# 我們與數字辨識的距離
林晉宏 (Jephian Lin)

此投影片由 Jupyter 製作  
原始檔請見下方連結  
https://github.com/jephianlin/outreach/NSYSU-digits/NSYSU-digits.ipynb

- [MNIST 手寫數字資料庫](#MNIST-database)
- [NSYSU-digits 手寫數字資料集](#NSYSU-digits-dataset)
- [專案中遇到的困難、犯過的錯誤](#Difficulties/Mistakes-in-NSYSU-digits-project)
- [Questions](#Questions)

In [None]:
import numpy as np
import matplotlib.pyplot as plt
from joblib import load, dump
from sklearn.model_selection import train_test_split
from sklearn.metrics import accuracy_score, confusion_matrix, plot_confusion_matrix
from skimage.feature import hog

In [None]:
import tensorflow as tf
from tensorflow.keras.datasets import mnist
(X_train, y_train), (X_test, y_test) = mnist.load_data()
Xf_train = X_train.reshape(60000, -1)
Xf_test = X_test.reshape(10000, -1)
Xcnn_train = X_train.reshape(60000, 28, 28, 1)
Xcnn_test = X_test.reshape(10000, 28, 28, 1)
yone_train = tf.keras.utils.to_categorical(y_train)
yone_test = tf.keras.utils.to_categorical(y_test)

## MNIST database
MNIST 手寫數字資料庫

[back to top](#%E6%88%91%E5%80%91%E8%88%87%E6%95%B8%E5%AD%97%E8%BE%A8%E8%AD%98%E7%9A%84%E8%B7%9D%E9%9B%A2)

![Webpage of MNIST dataset](MNIST-webpage.png "Webpage of MNIST dataset")

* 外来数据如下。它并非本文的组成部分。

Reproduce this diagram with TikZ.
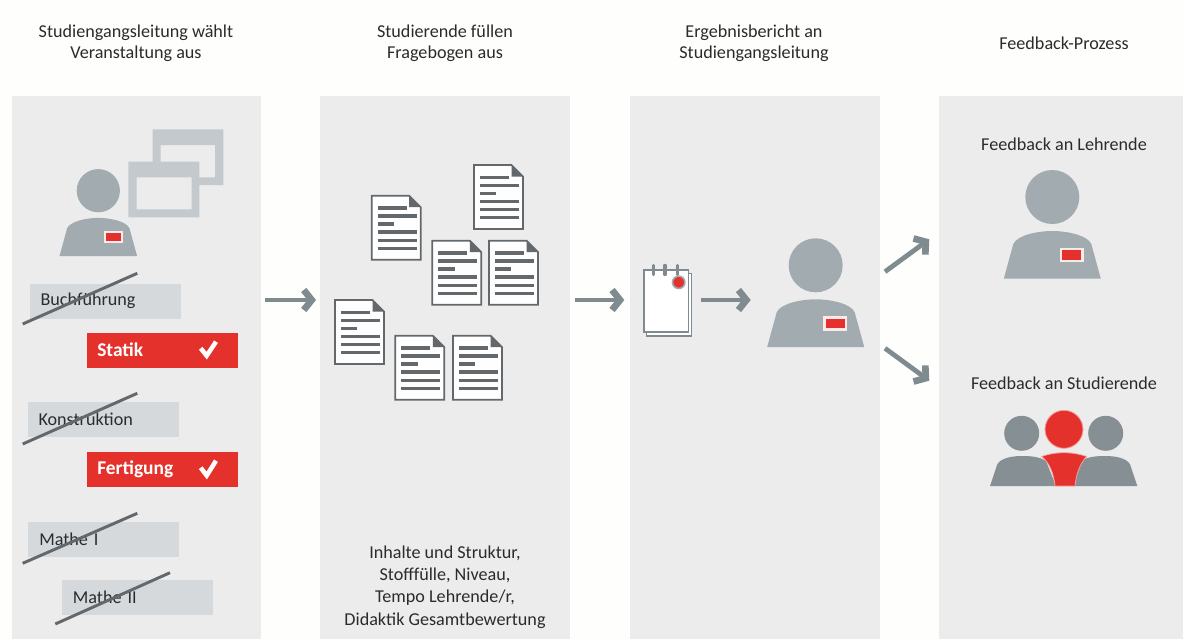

http://yann.lecun.com/exdb/mnist/

#### 資料集內容
- 訓練集：60,000 張圖片
- 測試集：10,000 張圖片
- 以 `idx` 格式儲存

![MNIST examples](https://upload.wikimedia.org/wikipedia/commons/2/27/MnistExamples.png "MNIST examples")

(Source: [Wikipedia of MNIST database](https://en.wikipedia.org/wiki/MNIST_database)  
author: Josef Steppan)

#### 資料來源
- 取自 [NIST](https://en.wikipedia.org/wiki/National_Institute_of_Standards_and_Technology) 中的兩個資料集
- Special Database 3：公務員寫的
- Special Database 1：中學生寫的
- MNIST training = 30,000 SD3 + 30,000 SD1
- MNIST testing = 1,000 SD3 + 1,000 SD1

原先 NIST 把 SD3 當訓練集  
把 SD1 當測試集  
由於兩邊手寫作者身份差太多  
MNIST 將兩資料集重新混合

Census Bureau 的公務員

#### 資料前處理
- 每張圖大小為 28x28
- 數字部份包在 20x20 的方框中
- 白 0 ~ 255 黑
- 依顏料重心置中

In [None]:
### check shape, bounding box, and mass center
i = 0
arr = X_train[i]
print("image shape is", arr.shape)
ink_x,ink_y = np.where(arr > 0)
print("vertical ink range is", ink_x.min(), "~", ink_x.max())
print("horizontal ink range is", ink_y.min(), "~", ink_y.max())
row_sum = np.sum(arr, axis=1)
print("vertical mass center at", (row_sum * np.arange(28)).sum() / row_sum.sum()) # ~ 13.5
col_sum = np.sum(arr, axis=0)
print("horizontal mass center at", (col_sum * np.arange(28)).sum() / col_sum.sum()) # ~ 13.5

![Records for models](MNIST-models.png "Records for models")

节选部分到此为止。